San Jose del Cabo is a beautiful town and it makes me wonder why it doesn’t get the same press as Cabo San Lucas. They’re complete opposites. Cabo is run down and funky, nostalgic for some maybe but San Jose has all the romance of the Age of Exploration and “Western” films combined. The architecture in the square was designed with great care and attention to detail. One feels a part of something next to spiritual. We ate a pizza there.

There are some low-lifes in the next room to us. They come from Santa Cruz and are apparently running from the law. Tried to sell us drugs and told us of how their baby ate a peyote button off the dashboard. They laughed as they told it and Tristan was the only one who managed to express our collective repulsion.

“That’s really messed up man.”

“Whaddya mean?”

Trent couldn’t believe it wasn’t obvious to them how egregious their cluelessness was.

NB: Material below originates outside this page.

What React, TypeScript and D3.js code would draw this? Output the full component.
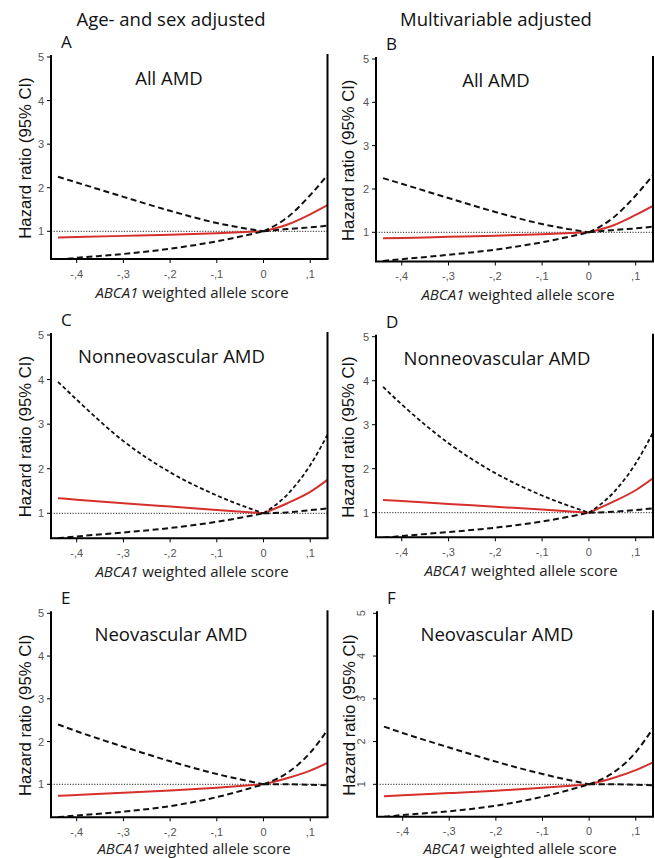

“That baby hasn’t even had the chance to decide what’s right for him and your feeding him that fucking poison.”

“We didn’t give it to him.”

“You left it where he could get it.”


The pair showed up the next morning to look at a board of ours but we decided against selling it to them, bad karma.

There’s a dirt road alongside town that leads to surf spots and a place called Shipwrecks. Here we’ve come across the Australians again, Timbo, Twiggy and Taj. Stopped for a big party in the middle of the desert. Still close to ninety-five degrees. When we couldn’t drink anymore we headed back to town for supplies and ordered twenty-one tacos and at least as many beers. Exchanged cash at the El Presidente Hotel and got back to “Shipwrecks,” (there really isn’t one), around 6 p.m. and lucked into some small but fun surf. Another sort of rock reef/point break, this place has great potential, probably much better in the summer. 4 cases of beer and 2 bottles of Tequila later, Twiggy was dancing around with a box of “Zucaritas” (Fruit Loops) on his head and was dubbed King Zucarita. He then fell down the cliffside and rolled down to the beach.

It’s amazing how quickly you come to know people on the road. The Aussies are three of the coolest people any of us have ever met. Even Rob has warmed to them. They have an uncanny ability to stay in the moment. All of them left their jobs before coming here and haven’t a worry about what lies ahead. They’re here for two months and reside within each minute of the day as if it were made for them. Next to them we, Americans and Britons, seem like worrisome old ladies.

This morning a tram showed up with pampered surf enthusiasts from the El Presidente Hotel. Mind you I haven’t called them surfers as I’ve come to understand that you can surf but there’s more than that to being a surfer.

Trent told me,”Surfers know tides and wind direction, swell direction and seasons, they feel these things instinctively and are much like captains of the old sailing ships. They have saltwater in their veins and grow uncomfortable with the smell of the land. Brine and a seawind are their morning coffee. These folks from the El Presidente are and have, well, none of this. At the risk of sounding elitist, it would be nice if neophytes, or better, wannabes knew their place in the hierarchy. Deckhands don’t expect the comforts the First Mate enjoys. While it’s not, perhaps, entirely democratic, there’s an understanding within the greater surf tribe that newcomers are expected to show respect for the elders and allow themselves time to advance to a point to where they’re not a hazard to others around them. Most surfing areas have unspoken boundaries within which it is understood that you do not move on to the advanced section of a surf break until you can do it with grace, style and a proper command of your surfboard.”


Days End At Land’s End

Went down on the beach after the tram left and hung with Twiggy for a bit. He gave me a “Coronita.” Coronitas are miniature bottles of Corona and Twiggy said to hang on to it, souvenir from a good time. Jay came up and told us it was time to do the wine thing. We decided the night before to bury a bottle of wine in the sand and promise we’d all come back some time and dig it up. So with very little ceremony we walked about fifty feet off the trail, dug a hole, and buried it. Someday we’ll go back.

We headed back toward San Jose and on a particular rise in the road we could see Lands End.